Deep Randomized Least Squares Value Iteration

ICLR 2020  ·  Guy Adam, Tom Zahavy, Oron Anschel, Nahum Shimkin ·

Exploration while learning representations is one of the main challenges Deep Reinforcement Learning (DRL) faces today. As the learned representation is dependant in the observed data, the exploration strategy has a crucial role. The popular DQN algorithm has improved significantly the capabilities of Reinforcement Learning (RL) algorithms to learn state representations from raw data, yet, it uses a naive exploration strategy which is statistically inefficient. The Randomized Least Squares Value Iteration (RLSVI) algorithm (Osband et al., 2016), on the other hand, explores and generalizes efficiently via linearly parameterized value functions. However, it is based on hand-designed state representation that requires prior engineering work for every environment. In this paper, we propose a Deep Learning adaptation for RLSVI. Rather than using hand-design state representation, we use a state representation that is being learned directly from the data by a DQN agent.

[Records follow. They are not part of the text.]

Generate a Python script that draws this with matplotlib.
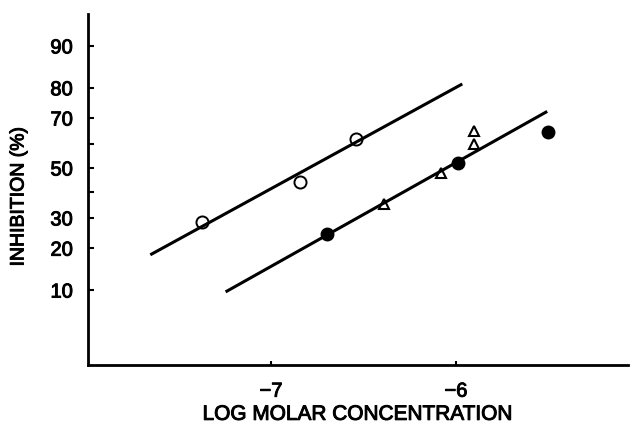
import numpy as np
import matplotlib
matplotlib.use("Agg")
import matplotlib.pyplot as plt
import matplotlib.patheffects as pe
from statistics import NormalDist

# values (x = log molar concentration, y = % inhibition)
open_x = [-7.373, -6.843, -6.541]
open_y = [28.4, 44.3, 61.8]
filled_x = [-6.699, -5.988, -5.501]
filled_y = [24.3, 52.0, 64.8]
tri_x = [-6.388, -6.083, -5.901, -5.901]
tri_y = [35.3, 48.0, 65.2, 59.9]
line1_x = [-7.645, -5.973]
line1_y = [18.3, 80.9]
line2_x = [-7.238, -5.514]
line2_y = [9.8, 72.1]

yticks = [10, 20, 30, 40, 50, 60, 70, 80, 90]
ylabels = ["10", "20", "30", "", "50", "", "70", "80", "90"]
xticks = [-7, -6]
xlabels = ["\u22127", "\u22126"]

# probability (probit) scale for the y axis
nd = NormalDist()
_ppf = np.vectorize(lambda v: nd.inv_cdf(v / 100.0), otypes=[float])
_cdf = np.vectorize(lambda v: nd.cdf(v) * 100.0, otypes=[float])

def fwd(p):
    p = np.clip(np.asarray(p, dtype=float), 0.01, 99.99)
    return _ppf(p)

def inv(z):
    return _cdf(np.asarray(z, dtype=float))

plt.rcParams['font.family'] = ['Liberation Sans', 'DejaVu Sans']

fig = plt.figure(figsize=(6.39, 4.23), dpi=100)
ax = fig.add_axes([88/639, 1-365/423, 540/639, 351/423])
ax.set_yscale('function', functions=(fwd, inv))

ax.plot(line1_x, line1_y, color='black', lw=2.2, zorder=3)
ax.plot(line2_x, line2_y, color='black', lw=2.2, zorder=3)
ax.plot(open_x, open_y, 'o', ms=8.7, mfc='none', mec='black', mew=1.4, zorder=4)
ax.plot(filled_x, filled_y, 'o', ms=9, mfc='black', mec='black', zorder=4)
ax.plot(tri_x, tri_y, '^', ms=7.8, mfc='none', mec='black', mew=1.5, zorder=4)

ax.set_xlim(-7.989, -5.070)
ax.set_ylim(1.93, 94.7)
ax.set_xticks(xticks)
ax.set_xticklabels(xlabels)
ax.set_yticks(yticks)
ax.set_yticklabels(ylabels)
ax.minorticks_off()

for s in ['top', 'right']:
    ax.spines[s].set_visible(False)
for s in ['left', 'bottom']:
    ax.spines[s].set_linewidth(2)

ax.tick_params(axis='y', direction='in', length=4, width=1.5, labelsize=14.5, pad=11)
ax.tick_params(axis='x', direction='in', length=3, width=1.5, labelsize=14.5, pad=12)
ax.set_xlabel("LOG MOLAR CONCENTRATION", fontsize=15, labelpad=3)
ax.set_ylabel("INHIBITION (%)", fontsize=14)
ax.yaxis.set_label_coords(-0.112, 0.48)

# slightly heavier type, like the printed original
heavy = [pe.withStroke(linewidth=0.7, foreground='black')]
for t in ax.get_xticklabels() + ax.get_yticklabels() + [ax.xaxis.label, ax.yaxis.label]:
    t.set_path_effects(heavy)

fig.savefig("out.png", dpi=100)
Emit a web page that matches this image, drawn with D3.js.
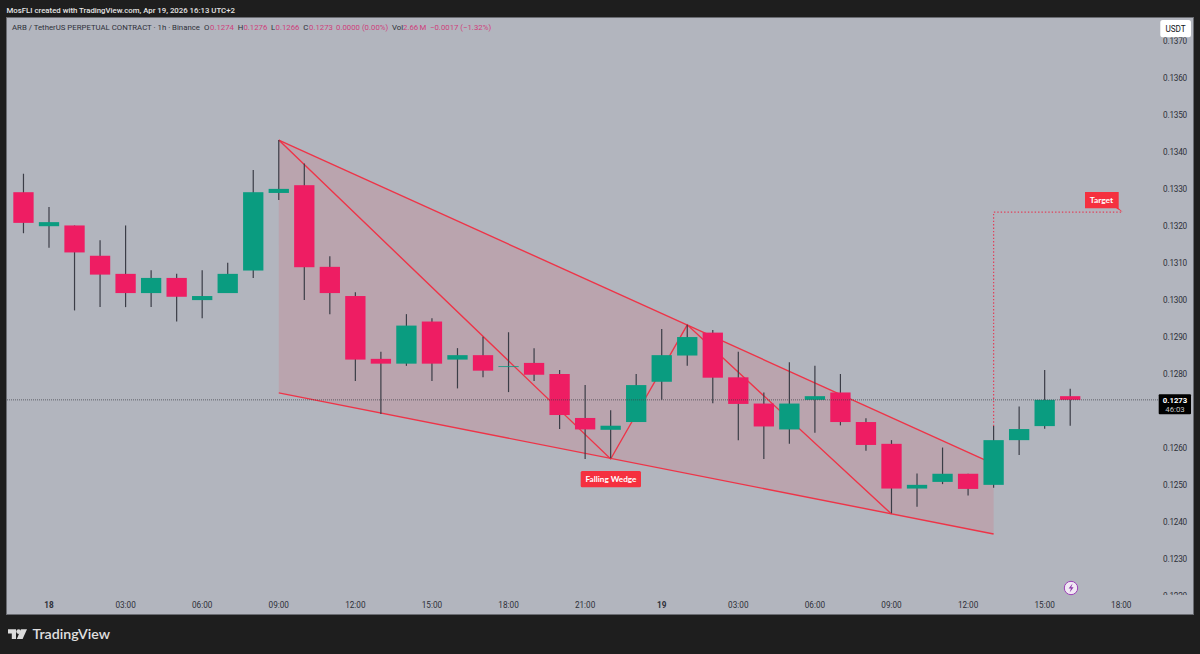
<!DOCTYPE html>
<html><head><meta charset="utf-8">
<script src="https://cdnjs.cloudflare.com/ajax/libs/d3/7.8.5/d3.min.js"></script>
<style>html,body{margin:0;padding:0;background:#1e1e1e;overflow:hidden}svg{display:block}</style></head>
<body><svg id="c" width="1200" height="654"></svg>
<script>
const openP =[.13292,.13200,.13202,.13120,.13071,.13019,.13060,.13000,.13019,.13080,.13290,.13311,.13090,.13011,.12841,.12828,.12942,.12839,.12851,.12821,.12830,.12800,.12681,.12649,.12670,.12779,.12850,.12912,.12791,.12720,.12650,.12730,.12750,.12670,.12611,.12490,.12508,.12530,.12500,.12621,.12659,.1274];
const highP =[.13342,.13252,.13202,.13162,.13202,.13081,.13071,.13081,.13101,.13352,.13433,.13370,.13119,.13021,.12860,.12962,.12951,.12870,.12901,.12913,.12870,.12811,.12770,.12702,.12800,.12922,.12933,.12919,.12860,.12750,.12832,.12822,.12800,.12680,.12621,.12531,.12601,.12530,.12659,.12712,.12811,.1276];
const lowP  =[.13181,.13142,.12972,.12981,.12981,.12981,.12942,.12951,.13019,.13060,.13271,.13000,.12962,.12781,.12692,.12822,.12781,.12761,.12791,.12751,.12781,.12651,.12570,.12572,.12670,.12730,.12822,.12721,.12621,.12570,.12611,.12641,.12661,.12592,.12423,.12441,.12502,.12471,.12492,.12581,.12652,.1266];
const closeP=[.13209,.13211,.13129,.13069,.13019,.13060,.13009,.13011,.13071,.13292,.13301,.13089,.13019,.12839,.12828,.12931,.12828,.12851,.12809,.12821,.12798,.12689,.12650,.12660,.12770,.12851,.12900,.12790,.12719,.12658,.12720,.12740,.12670,.12608,.12490,.12500,.12530,.12489,.12621,.12651,.12730,.1273];
const firstHour=-1;
const priceTicks=[.1370,.1360,.1350,.1340,.1330,.1320,.1310,.1300,.1290,.1280,.1270,.1260,.1250,.1240,.1230,.1220];
const timeHours=[0,3,6,9,12,15,18,21,24,27,30,33,36,39,42];
const timeLabels=["18","03:00","06:00","09:00","12:00","15:00","18:00","21:00","19","03:00","06:00","09:00","12:00","15:00","18:00"];
const wedgeH=[9,37,37,9];
const wedgeP=[.13433,.12557,.12367,.12749];
const zigH=[9,22,25,33];
const zigP=[.13433,.12570,.12933,.12421];
const targetH=[37,37,42];
const targetP=[.12659,.13238,.13238];
const lastPrice=.1273;

const RED="#ee1d63",GREEN="#0a9c80",LINE="#ee3448",TXT="#2e3039",PINK="#cf3f7c";
const x=d3.scaleLinear().domain([0,42]).range([49,49+25.53*42]);
const y=d3.scaleLinear().domain([.128,.122]).range([374,595.7]);
const svg=d3.select("#c");
const F="Roboto,'Noto Sans',sans-serif";
const defs=svg.append("defs");
defs.append("clipPath").attr("id","plot").append("rect").attr("x",7).attr("y",18).attr("width",1186).attr("height",577);
svg.append("rect").attr("x",6.5).attr("y",17.5).attr("width",1187).attr("height",597).attr("fill","#b2b5be").attr("stroke","#6a6c72");
svg.append("text").attr("x",6.5).attr("y",12.5).attr("fill","#e4e4e4").attr("font-family",F).attr("font-size",7.8).attr("font-weight",500).text("MosFLI created with TradingView.com, Apr 19, 2026 16:13 UTC+2");

// legend
const lg=svg.append("g").attr("font-family",F).attr("font-size",7.8);
[["ARB / TetherUS PERPETUAL CONTRACT · 1h · Binance",TXT,12],["O",TXT,204],["0.1274",PINK,210],["H",TXT,237.7],["0.1276",PINK,243.4],["L",TXT,271],["0.1266",PINK,275.5],["C",TXT,303.3],["0.1273",PINK,309],["0.0000 (0.00%)",PINK,336],["Vol",TXT,392],["2.66",PINK,403],["M",PINK,419.5],["−0.0017 (−1.32%)",PINK,430]]
 .forEach(s=>lg.append("text").attr("x",s[2]).attr("y",30.3).attr("fill",s[1]).text(s[0]));

const plot=svg.append("g").attr("clip-path","url(#plot)");
// price axis
const ya=svg.append("g").attr("clip-path","url(#plot)");
ya.selectAll("text").data(priceTicks).join("text").attr("x",1187).attr("y",d=>y(d)+3).attr("text-anchor","end").attr("font-family",F).attr("font-size",8.2).attr("letter-spacing",-.2).attr("fill",TXT).text(d=>d.toFixed(4));
// time axis
svg.append("g").selectAll("text").data(timeHours).join("text").attr("x",d=>x(d)).attr("y",608).attr("text-anchor","middle").attr("font-family",F).attr("font-size",8.2).attr("font-weight",(d,i)=>timeLabels[i].length<3?700:400).attr("fill",TXT).text((d,i)=>timeLabels[i]);

// wedge
const ln=d3.line().x(d=>x(d[0])).y(d=>y(d[1]));
plot.append("path").attr("d",ln(wedgeH.map((h,i)=>[h,wedgeP[i]]))+"Z").attr("fill","#f23645").attr("fill-opacity",.13);
// pattern lines
const pat=plot.append("g").attr("fill","none").attr("stroke",LINE).attr("stroke-width",1.4);
pat.append("path").attr("d",ln([[wedgeH[0],wedgeP[0]],[wedgeH[1],wedgeP[1]]]));
pat.append("path").attr("d",ln([[wedgeH[3],wedgeP[3]],[wedgeH[2],wedgeP[2]]]));
pat.append("path").attr("d",ln(zigH.map((h,i)=>[h,zigP[i]])));
// target
plot.append("path").attr("d",ln(targetH.map((h,i)=>[h,targetP[i]]))).attr("fill","none").attr("stroke","#e0405a").attr("stroke-width",1.2).attr("stroke-dasharray","1.4 2");
// candles
const idx=d3.range(openP.length);
const W=20.3;
plot.append("g").selectAll("line").data(idx).join("line").attr("x1",i=>x(i+firstHour)).attr("x2",i=>x(i+firstHour)).attr("y1",i=>y(highP[i])).attr("y2",i=>y(lowP[i])).attr("stroke","#3b3d47").attr("stroke-width",1.2);
plot.append("g").selectAll("rect").data(idx).join("rect")
 .attr("x",i=>x(i+firstHour)-W/2).attr("width",W)
 .attr("y",i=>y(Math.max(openP[i],closeP[i])))
 .attr("height",i=>Math.max(.8,Math.abs(y(openP[i])-y(closeP[i]))))
 .attr("fill",i=>closeP[i]>=openP[i]?GREEN:RED);
// price line
plot.append("line").attr("x1",7).attr("x2",1158).attr("y1",y(lastPrice)).attr("y2",y(lastPrice)).attr("stroke","#3c3e46").attr("stroke-width",1).attr("stroke-dasharray","1 1").attr("opacity",.7);
// labels
svg.append("path").attr("d","M1085 192H1118.7V208.3L1122.7 212L1116 208.3H1085Z").attr("fill","#f5303f");
svg.append("text").attr("x",1101.5).attr("y",203).attr("text-anchor","middle").attr("font-family","Lato,sans-serif").attr("font-size",8.4).attr("font-weight",700).attr("fill","#fff").text("Target");
svg.append("rect").attr("x",580.7).attr("y",471).attr("width",60.3).attr("height",16.3).attr("rx",1.5).attr("fill","#f5303f");
svg.append("text").attr("x",611).attr("y",482).attr("text-anchor","middle").attr("font-family","Lato,sans-serif").attr("font-size",8.2).attr("font-weight",700).attr("fill","#fff").text("Falling Wedge");
// right tags
svg.append("rect").attr("x",1160.3).attr("y",20).attr("width",30.7).attr("height",17.3).attr("rx",2.5).attr("fill","#fff");
svg.append("text").attr("x",1175.6).attr("y",32).attr("text-anchor","middle").attr("font-family",F).attr("font-size",8.2).attr("fill","#131722").text("USDT");
svg.append("rect").attr("x",1158.7).attr("y",394.3).attr("width",32.3).attr("height",20).attr("rx",1).attr("fill","#000");
svg.append("text").attr("x",1175).attr("y",402.6).attr("text-anchor","middle").attr("font-family",F).attr("font-size",7.8).attr("font-weight",700).attr("fill","#fff").text(lastPrice.toFixed(4));
svg.append("text").attr("x",1175).attr("y",412.4).attr("text-anchor","middle").attr("font-family",F).attr("font-size",7.8).attr("fill","#c4c4c4").text("46:03");
// lightning
svg.append("circle").attr("cx",1071).attr("cy",588).attr("r",6.7).attr("fill","#f1e8f4").attr("stroke","#9c3fb8").attr("stroke-width",1);
svg.append("path").attr("d","M1072.6 583.6L1068.6 588.6H1071L1069.6 592.4L1073.6 587.3H1071.2Z").attr("fill","#8e3bab");
// logo
const g=svg.append("g").attr("fill","#dcdcdc");
g.append("path").attr("d","M8 629.3H16V639H11.8V633.6H8Z");
g.append("circle").attr("cx",18.6).attr("cy",631.6).attr("r",2.3);
g.append("path").attr("d","M21 629.3H27L22.6 639H16.8Z");
svg.append("text").attr("x",32.5).attr("y",639.3).attr("font-family","Lato,Inter,sans-serif").attr("font-size",14.2).attr("font-weight",600).attr("fill","#e0e0e0").text("TradingView");
</script></body></html>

As the representation is being optimized during the learning process, a key component for the suggested method is a likelihood matching mechanism, which adapts to the changing representations. We demonstrate the importance of the various properties of our algorithm on a toy problem and show that our method outperforms DQN in five Atari benchmarks, reaching competitive results with the Rainbow algorithm.